Monday, May. 29, 1995

UNDER ARREST -- FINALLY

By EDWARD W. DESMOND/TOKYO

When they finally found Shoko Asahara, the leader of the Aum Shinrikyo cult, he was hiding in the dark, lying alone in a space not much bigger than a coffin. For four hours police had searched the unlighted interior of Satian No. 6 (satian is Sanskrit for "supreme truth"), a warehouse in an Aum compound near Mount Fuji. Then an investigator tapped on a wall and found a hollow spot. Police cut in with an electric saw and discovered a bearded man in a deep pink pajama suit lying in a compartment about 10 ft. long and 3 ft. high. With him were a cassette player, some medicine and a bag containing $106,000 in cash. Followers had apparently sealed Asahara into the hiding place a day or so earlier when it became clear his arrest was imminent.

"Are you Shoko Asahara?" asked the police. "Yes, I am," Asahara replied. "What are you doing here?" they inquired. "I've been here for two days meditating and recuperating," he said. When police started to climb in to remove him, he warned them off. "I'll come out myself. No one, not even my followers, is allowed to touch me."

The police hustled Asahara into a van while hundreds of photographers and reporters looked on. The press had been camped out in front of the compound for hours. The van sped in a small convoy on the highway back to Tokyo with news helicopters in pursuit.
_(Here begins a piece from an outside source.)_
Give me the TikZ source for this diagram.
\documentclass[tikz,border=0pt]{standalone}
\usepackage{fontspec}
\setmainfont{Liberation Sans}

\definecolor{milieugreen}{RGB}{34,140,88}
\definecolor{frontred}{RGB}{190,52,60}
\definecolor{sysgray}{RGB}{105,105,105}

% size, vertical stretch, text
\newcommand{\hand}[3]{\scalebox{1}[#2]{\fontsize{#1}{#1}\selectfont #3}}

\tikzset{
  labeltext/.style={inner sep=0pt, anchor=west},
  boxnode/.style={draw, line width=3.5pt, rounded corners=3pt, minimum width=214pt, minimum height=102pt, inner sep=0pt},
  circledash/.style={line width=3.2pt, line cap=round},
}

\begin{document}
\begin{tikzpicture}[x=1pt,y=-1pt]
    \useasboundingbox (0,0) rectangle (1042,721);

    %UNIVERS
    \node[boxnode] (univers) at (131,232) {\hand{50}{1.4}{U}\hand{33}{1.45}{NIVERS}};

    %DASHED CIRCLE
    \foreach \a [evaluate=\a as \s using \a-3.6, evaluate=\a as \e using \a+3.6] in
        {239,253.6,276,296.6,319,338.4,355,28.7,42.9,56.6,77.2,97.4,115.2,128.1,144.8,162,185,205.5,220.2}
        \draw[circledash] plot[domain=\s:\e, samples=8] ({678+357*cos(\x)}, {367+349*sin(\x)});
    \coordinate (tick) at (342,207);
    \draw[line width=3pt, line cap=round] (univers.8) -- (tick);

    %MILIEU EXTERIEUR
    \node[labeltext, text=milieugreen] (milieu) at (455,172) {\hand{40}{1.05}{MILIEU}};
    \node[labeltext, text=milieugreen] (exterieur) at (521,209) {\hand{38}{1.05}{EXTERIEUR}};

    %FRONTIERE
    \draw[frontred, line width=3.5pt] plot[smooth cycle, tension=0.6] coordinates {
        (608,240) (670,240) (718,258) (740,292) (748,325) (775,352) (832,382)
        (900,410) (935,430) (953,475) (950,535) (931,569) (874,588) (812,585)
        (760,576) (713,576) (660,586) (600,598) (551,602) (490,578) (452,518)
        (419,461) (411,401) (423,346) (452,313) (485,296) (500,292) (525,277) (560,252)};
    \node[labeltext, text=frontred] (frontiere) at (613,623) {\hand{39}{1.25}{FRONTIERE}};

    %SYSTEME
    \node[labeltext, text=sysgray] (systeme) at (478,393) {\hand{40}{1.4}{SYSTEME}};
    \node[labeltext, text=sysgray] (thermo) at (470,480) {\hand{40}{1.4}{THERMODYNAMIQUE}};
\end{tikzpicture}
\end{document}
During the drive, officials informed Asahara that he was under arrest in connection with the murder of 12 people killed in the sarin attack on the Tokyo subway on March 20. Asahara responded, "Could a blind man like me possibly do such a thing?"

The arrest brought the first spell of relief from the fear that had gripped Japan for two months. The nation had been holding its breath, worried that another horror would occur before police built their case against Aum. On May 5 a cleaning woman in Tokyo's sprawling Shinjuku station found a hydrogen-cyanide gas bomb before it went off. The device had been placed near a ventilation duct that would have spread the gas quickly. It was potent enough to have killed 10,000 people.

For two months police swept through the extensive offices, factories and businesses of Aum in search of evidence and arrested dozens of lower-ranking members on a variety of minor charges. They discovered that Aum had as many as 30,000 members in Russia, where the group bought chemical-weapons detection gear, and owned a ranch in Australia, where the sarin gas was tested on sheep. For fear of being seen to be treading on religious freedom, Japanese police were reluctant to question key Aum figures until they had clinching evidence of their guilt. However, after Hideo Murai, a top Aum science official, was murdered on April 23, possibly to silence him, authorities decided to take in other key leaders linked to sarin production.

The big break came after the arrest on April 26 of Masami Tsuchiya, 30, a doctoral student in organic chemistry who police said led the effort to make sarin. Charged initially with the minor crime of helping other Aum members evade arrest, he was extensively questioned about the sarin attack. In consultation with a psychologist, police found they were able to break Tsuchiya quickly, despite his reputation as a hard-core Aum member. Shoko Egawa, an expert on the cult, offered an explanation: "The best-educated members were really prized by Asahara and did not go through the same indoctrination that the others did. Once someone as honest and serious as Tsuchiya was out from under Asahara's control, it was easy to get him to confess."

According to press reports based on police leaks, Tsuchiya admitted he had concocted sarin just before the subway attack. He added that while only 10 liters were used in the Tokyo attack, he had made "several tens of liters" of sarin in a secret laboratory behind Satian No. 7, the huge Aum-owned factory compound also near Mount Fuji that had been the object of police searches in March. He destroyed the rest of the sarin, he claims, to remove evidence.

It was Dr. Ikuo Hayashi, 48, Aum's chief medical official, who implicated Asahara. Hayashi, who was arrested for illegally confining an Aum member at one of the rural compounds, reportedly confessed he was among the 10 Aum operatives who had placed sarin on the trains. The order, he said, came specifically from Asahara. The third big catch was Yoshihiro Inoue, 25, who is suspected of organizing the attack. Police caught him in western Tokyo last week and discovered bombmaking explosives in his car, and maps and timetables for the city's subway system at his hideout.

The Aum investigation is far from closed, and many questions remain unanswered. Foremost is why Asahara allegedly ordered the attack. Police are also eager to know if Aum was behind last month's attempted assassination of Tokyo police chief Takaji Kunimatsu and the disappearance in 1989 of a lawyer who was investigating Aum, along with his wife and infant son. Asahara continues to insist he is innocent. Makoto Endo, a lawyer who has visited him in jail and who represents another arrested cult member, says Asahara is distraught because no attorney wants to take his case. When Endo refused because he didn't feel Asahara was "150% innocent," the man who claims to be a living Buddha asked, "What am I going to do without a lawyer?"